--- Start PROVIDED ENTRIES ---

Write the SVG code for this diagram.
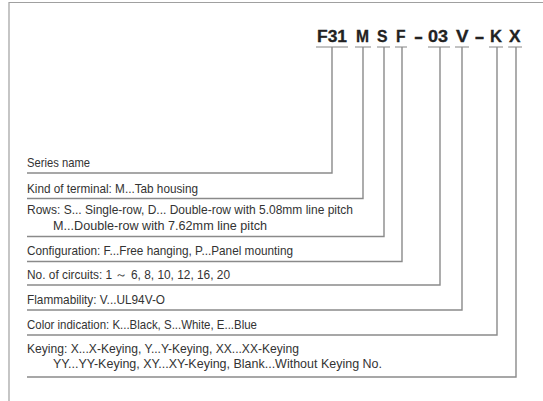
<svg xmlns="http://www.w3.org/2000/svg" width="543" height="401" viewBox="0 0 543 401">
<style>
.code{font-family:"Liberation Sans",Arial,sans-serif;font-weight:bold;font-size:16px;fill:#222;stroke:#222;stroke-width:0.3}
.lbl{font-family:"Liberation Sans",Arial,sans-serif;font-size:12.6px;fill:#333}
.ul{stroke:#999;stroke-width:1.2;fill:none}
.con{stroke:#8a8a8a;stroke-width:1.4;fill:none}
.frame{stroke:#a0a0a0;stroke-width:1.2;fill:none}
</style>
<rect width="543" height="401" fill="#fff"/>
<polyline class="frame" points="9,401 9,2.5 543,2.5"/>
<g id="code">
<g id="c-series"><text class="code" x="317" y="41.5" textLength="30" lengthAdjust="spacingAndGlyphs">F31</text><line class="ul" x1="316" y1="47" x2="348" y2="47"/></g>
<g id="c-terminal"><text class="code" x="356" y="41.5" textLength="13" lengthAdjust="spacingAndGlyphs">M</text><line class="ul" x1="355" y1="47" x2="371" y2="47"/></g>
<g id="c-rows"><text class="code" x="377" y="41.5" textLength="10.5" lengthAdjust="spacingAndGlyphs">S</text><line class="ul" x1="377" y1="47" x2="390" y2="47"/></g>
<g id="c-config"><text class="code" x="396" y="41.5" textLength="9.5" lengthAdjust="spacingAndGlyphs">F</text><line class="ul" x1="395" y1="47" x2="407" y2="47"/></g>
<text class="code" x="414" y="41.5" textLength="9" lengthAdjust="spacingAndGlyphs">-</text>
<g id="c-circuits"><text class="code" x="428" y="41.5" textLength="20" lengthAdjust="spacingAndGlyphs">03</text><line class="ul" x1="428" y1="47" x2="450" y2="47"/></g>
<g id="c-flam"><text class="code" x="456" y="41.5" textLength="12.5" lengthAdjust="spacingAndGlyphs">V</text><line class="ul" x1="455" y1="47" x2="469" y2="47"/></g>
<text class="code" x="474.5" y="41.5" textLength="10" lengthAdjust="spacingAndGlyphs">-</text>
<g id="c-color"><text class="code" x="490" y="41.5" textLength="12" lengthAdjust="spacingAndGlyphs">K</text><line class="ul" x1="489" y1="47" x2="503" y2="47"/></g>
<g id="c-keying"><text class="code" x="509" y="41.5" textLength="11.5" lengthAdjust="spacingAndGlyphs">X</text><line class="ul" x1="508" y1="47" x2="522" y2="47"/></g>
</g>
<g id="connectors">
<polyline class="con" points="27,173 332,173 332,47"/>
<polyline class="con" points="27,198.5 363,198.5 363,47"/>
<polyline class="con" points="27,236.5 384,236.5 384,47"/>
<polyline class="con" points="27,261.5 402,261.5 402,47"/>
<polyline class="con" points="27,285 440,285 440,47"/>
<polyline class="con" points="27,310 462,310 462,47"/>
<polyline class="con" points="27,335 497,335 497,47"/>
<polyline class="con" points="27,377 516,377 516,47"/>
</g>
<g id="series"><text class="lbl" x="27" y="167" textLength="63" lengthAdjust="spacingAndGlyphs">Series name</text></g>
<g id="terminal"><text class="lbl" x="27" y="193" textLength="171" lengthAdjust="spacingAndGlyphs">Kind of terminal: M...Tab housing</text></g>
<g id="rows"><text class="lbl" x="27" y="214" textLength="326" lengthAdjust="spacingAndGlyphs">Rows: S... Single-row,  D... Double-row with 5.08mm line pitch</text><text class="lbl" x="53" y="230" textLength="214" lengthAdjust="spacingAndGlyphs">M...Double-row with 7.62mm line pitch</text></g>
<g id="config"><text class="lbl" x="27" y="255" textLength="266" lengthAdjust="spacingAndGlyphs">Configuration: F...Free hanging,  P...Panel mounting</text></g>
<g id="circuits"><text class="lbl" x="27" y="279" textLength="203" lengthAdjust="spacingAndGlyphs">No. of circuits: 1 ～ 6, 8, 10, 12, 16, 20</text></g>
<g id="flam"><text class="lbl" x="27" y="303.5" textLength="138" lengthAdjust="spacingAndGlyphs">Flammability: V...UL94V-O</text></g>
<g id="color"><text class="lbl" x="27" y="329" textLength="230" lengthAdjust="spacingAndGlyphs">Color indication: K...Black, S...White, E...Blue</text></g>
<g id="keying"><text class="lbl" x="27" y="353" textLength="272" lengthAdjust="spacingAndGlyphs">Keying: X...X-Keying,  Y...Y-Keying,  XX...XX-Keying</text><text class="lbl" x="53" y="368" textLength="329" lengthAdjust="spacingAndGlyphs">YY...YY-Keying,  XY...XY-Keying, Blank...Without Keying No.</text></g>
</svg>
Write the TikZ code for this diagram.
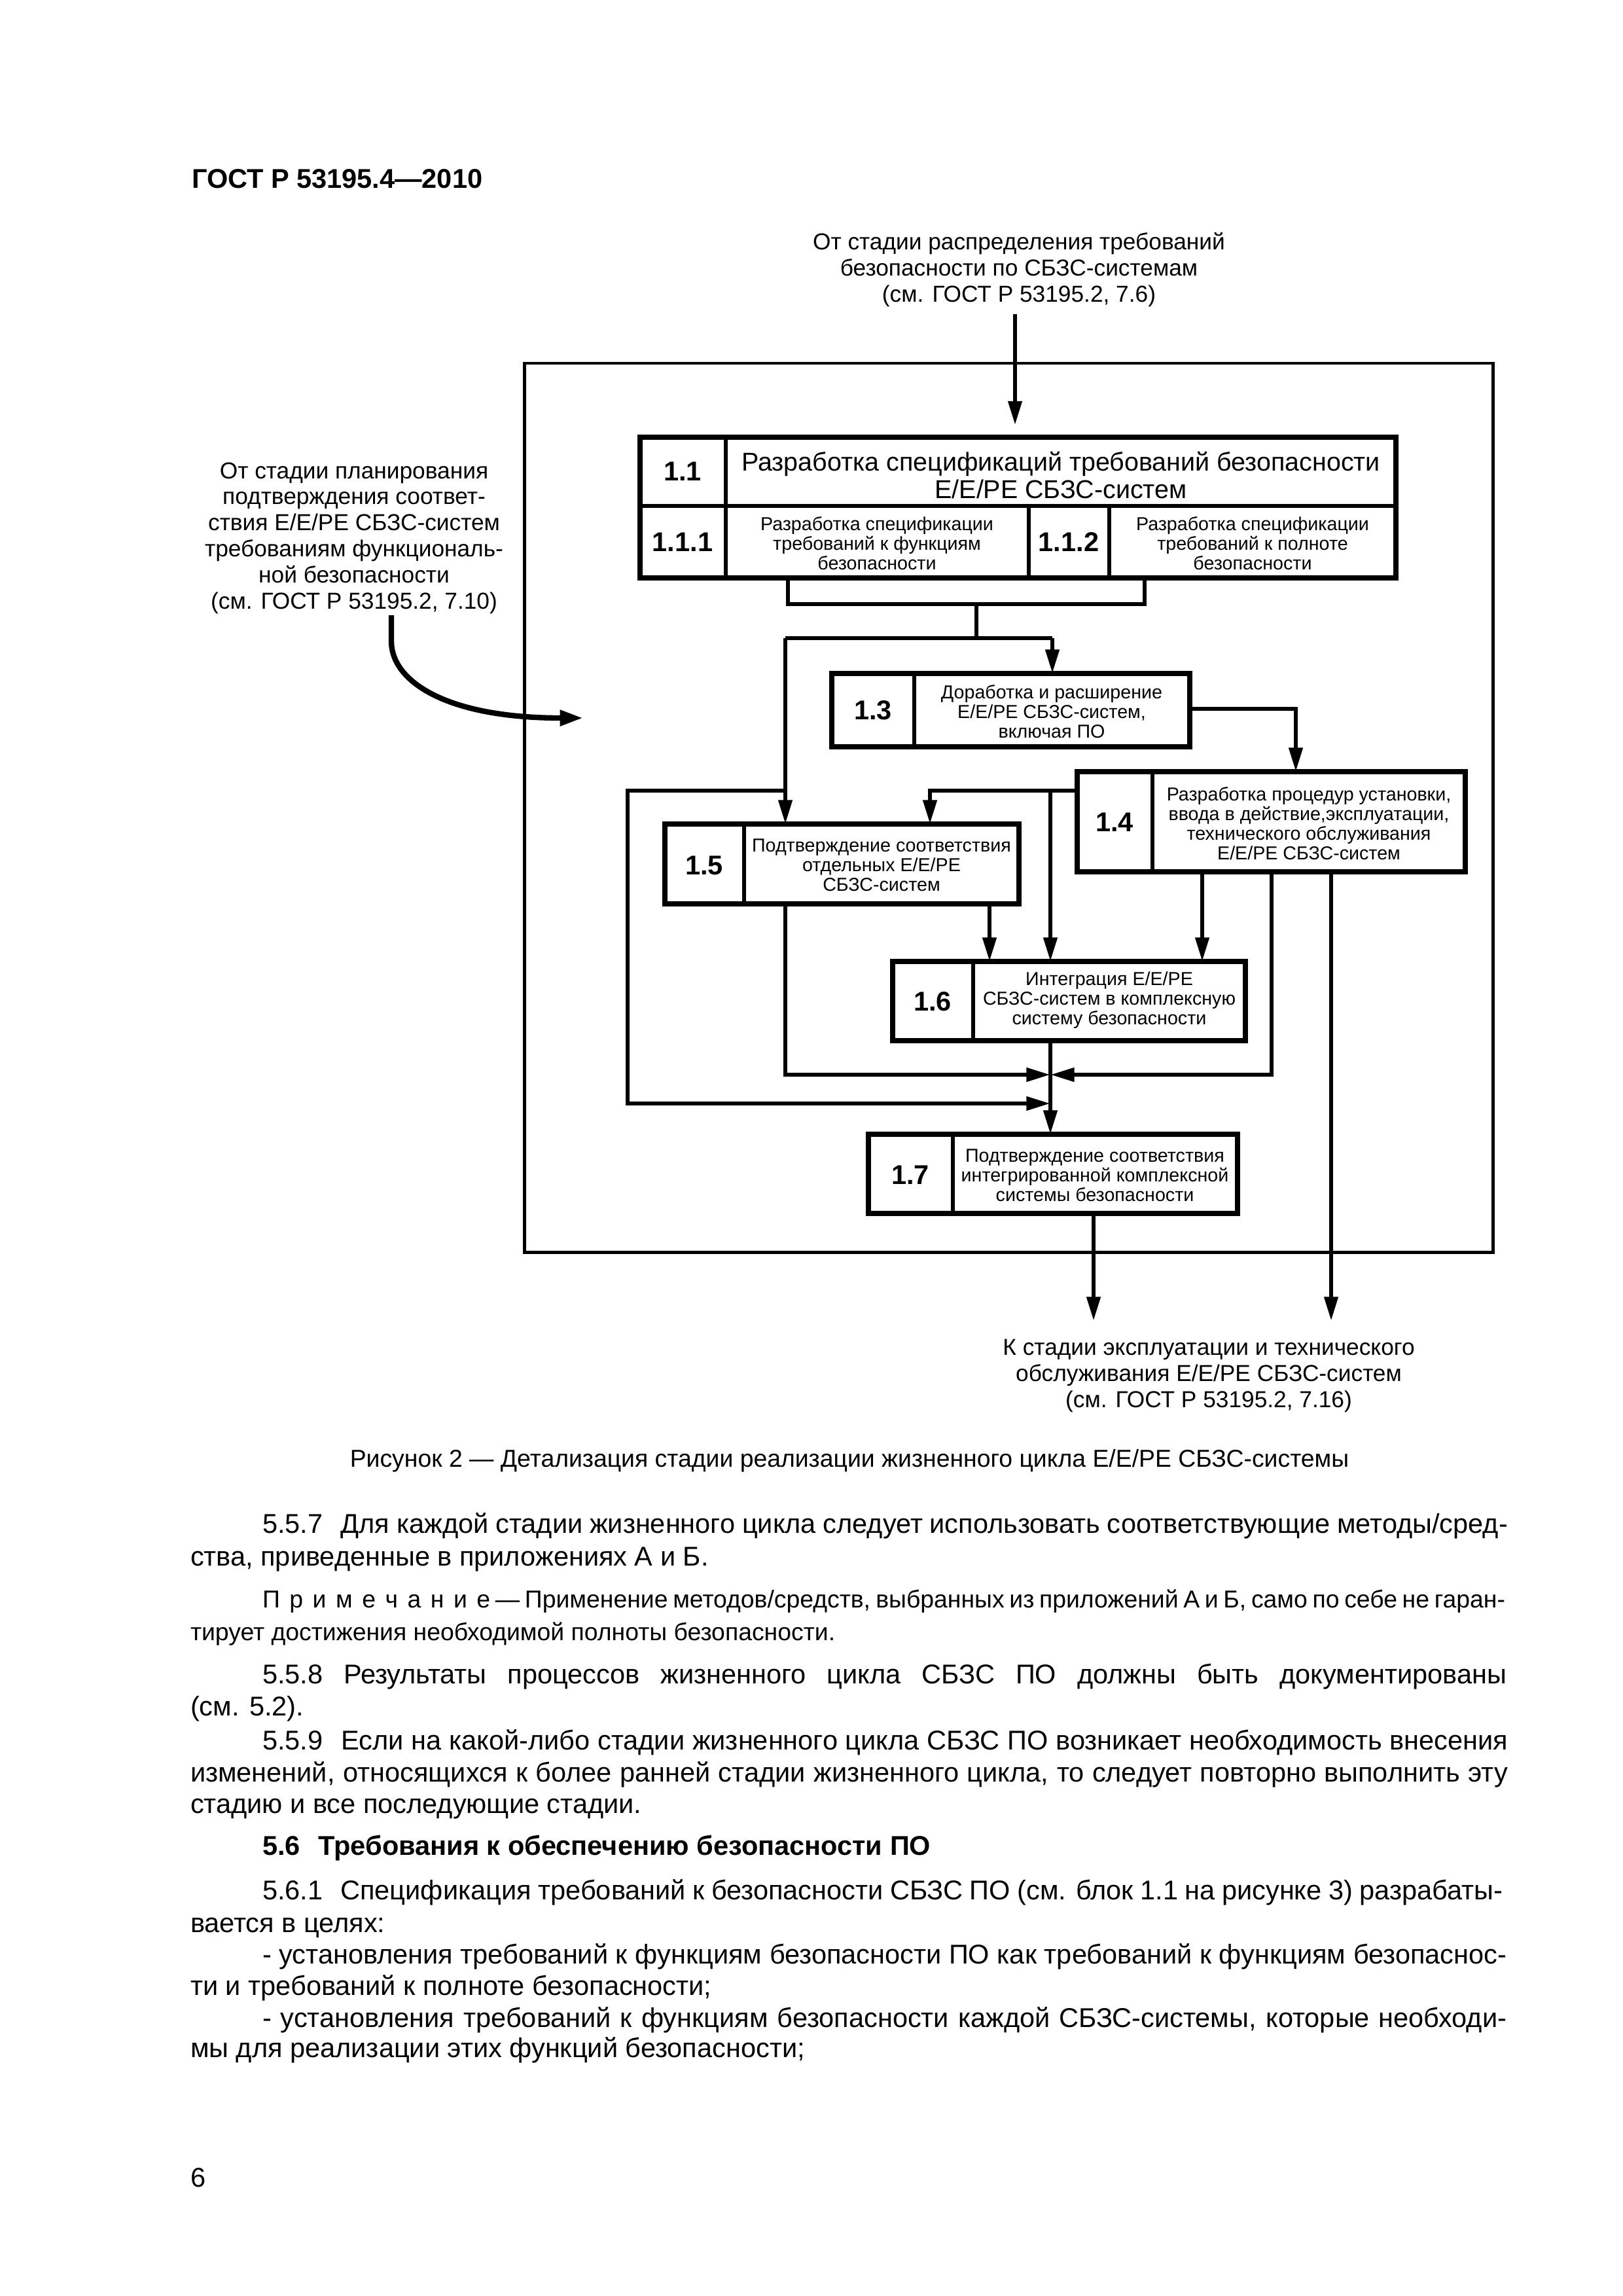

--- End PROVIDED ENTRIES ---

— STATED EXERCISE —
Ignore the images and quote every line of the listing exactly.

— EXPECTED ANSWER —
Write the SVG code for this diagram.
<svg xmlns="http://www.w3.org/2000/svg" width="543" height="401" viewBox="0 0 543 401">
<style>
.code{font-family:"Liberation Sans",Arial,sans-serif;font-weight:bold;font-size:16px;fill:#222;stroke:#222;stroke-width:0.3}
.lbl{font-family:"Liberation Sans",Arial,sans-serif;font-size:12.6px;fill:#333}
.ul{stroke:#999;stroke-width:1.2;fill:none}
.con{stroke:#8a8a8a;stroke-width:1.4;fill:none}
.frame{stroke:#a0a0a0;stroke-width:1.2;fill:none}
</style>
<rect width="543" height="401" fill="#fff"/>
<polyline class="frame" points="9,401 9,2.5 543,2.5"/>
<g id="code">
<g id="c-series"><text class="code" x="317" y="41.5" textLength="30" lengthAdjust="spacingAndGlyphs">F31</text><line class="ul" x1="316" y1="47" x2="348" y2="47"/></g>
<g id="c-terminal"><text class="code" x="356" y="41.5" textLength="13" lengthAdjust="spacingAndGlyphs">M</text><line class="ul" x1="355" y1="47" x2="371" y2="47"/></g>
<g id="c-rows"><text class="code" x="377" y="41.5" textLength="10.5" lengthAdjust="spacingAndGlyphs">S</text><line class="ul" x1="377" y1="47" x2="390" y2="47"/></g>
<g id="c-config"><text class="code" x="396" y="41.5" textLength="9.5" lengthAdjust="spacingAndGlyphs">F</text><line class="ul" x1="395" y1="47" x2="407" y2="47"/></g>
<text class="code" x="414" y="41.5" textLength="9" lengthAdjust="spacingAndGlyphs">-</text>
<g id="c-circuits"><text class="code" x="428" y="41.5" textLength="20" lengthAdjust="spacingAndGlyphs">03</text><line class="ul" x1="428" y1="47" x2="450" y2="47"/></g>
<g id="c-flam"><text class="code" x="456" y="41.5" textLength="12.5" lengthAdjust="spacingAndGlyphs">V</text><line class="ul" x1="455" y1="47" x2="469" y2="47"/></g>
<text class="code" x="474.5" y="41.5" textLength="10" lengthAdjust="spacingAndGlyphs">-</text>
<g id="c-color"><text class="code" x="490" y="41.5" textLength="12" lengthAdjust="spacingAndGlyphs">K</text><line class="ul" x1="489" y1="47" x2="503" y2="47"/></g>
<g id="c-keying"><text class="code" x="509" y="41.5" textLength="11.5" lengthAdjust="spacingAndGlyphs">X</text><line class="ul" x1="508" y1="47" x2="522" y2="47"/></g>
</g>
<g id="connectors">
<polyline class="con" points="27,173 332,173 332,47"/>
<polyline class="con" points="27,198.5 363,198.5 363,47"/>
<polyline class="con" points="27,236.5 384,236.5 384,47"/>
<polyline class="con" points="27,261.5 402,261.5 402,47"/>
<polyline class="con" points="27,285 440,285 440,47"/>
<polyline class="con" points="27,310 462,310 462,47"/>
<polyline class="con" points="27,335 497,335 497,47"/>
<polyline class="con" points="27,377 516,377 516,47"/>
</g>
<g id="series"><text class="lbl" x="27" y="167" textLength="63" lengthAdjust="spacingAndGlyphs">Series name</text></g>
<g id="terminal"><text class="lbl" x="27" y="193" textLength="171" lengthAdjust="spacingAndGlyphs">Kind of terminal: M...Tab housing</text></g>
<g id="rows"><text class="lbl" x="27" y="214" textLength="326" lengthAdjust="spacingAndGlyphs">Rows: S... Single-row,  D... Double-row with 5.08mm line pitch</text><text class="lbl" x="53" y="230" textLength="214" lengthAdjust="spacingAndGlyphs">M...Double-row with 7.62mm line pitch</text></g>
<g id="config"><text class="lbl" x="27" y="255" textLength="266" lengthAdjust="spacingAndGlyphs">Configuration: F...Free hanging,  P...Panel mounting</text></g>
<g id="circuits"><text class="lbl" x="27" y="279" textLength="203" lengthAdjust="spacingAndGlyphs">No. of circuits: 1 ～ 6, 8, 10, 12, 16, 20</text></g>
<g id="flam"><text class="lbl" x="27" y="303.5" textLength="138" lengthAdjust="spacingAndGlyphs">Flammability: V...UL94V-O</text></g>
<g id="color"><text class="lbl" x="27" y="329" textLength="230" lengthAdjust="spacingAndGlyphs">Color indication: K...Black, S...White, E...Blue</text></g>
<g id="keying"><text class="lbl" x="27" y="353" textLength="272" lengthAdjust="spacingAndGlyphs">Keying: X...X-Keying,  Y...Y-Keying,  XX...XX-Keying</text><text class="lbl" x="53" y="368" textLength="329" lengthAdjust="spacingAndGlyphs">YY...YY-Keying,  XY...XY-Keying, Blank...Without Keying No.</text></g>
</svg>
Write the TikZ code for this diagram.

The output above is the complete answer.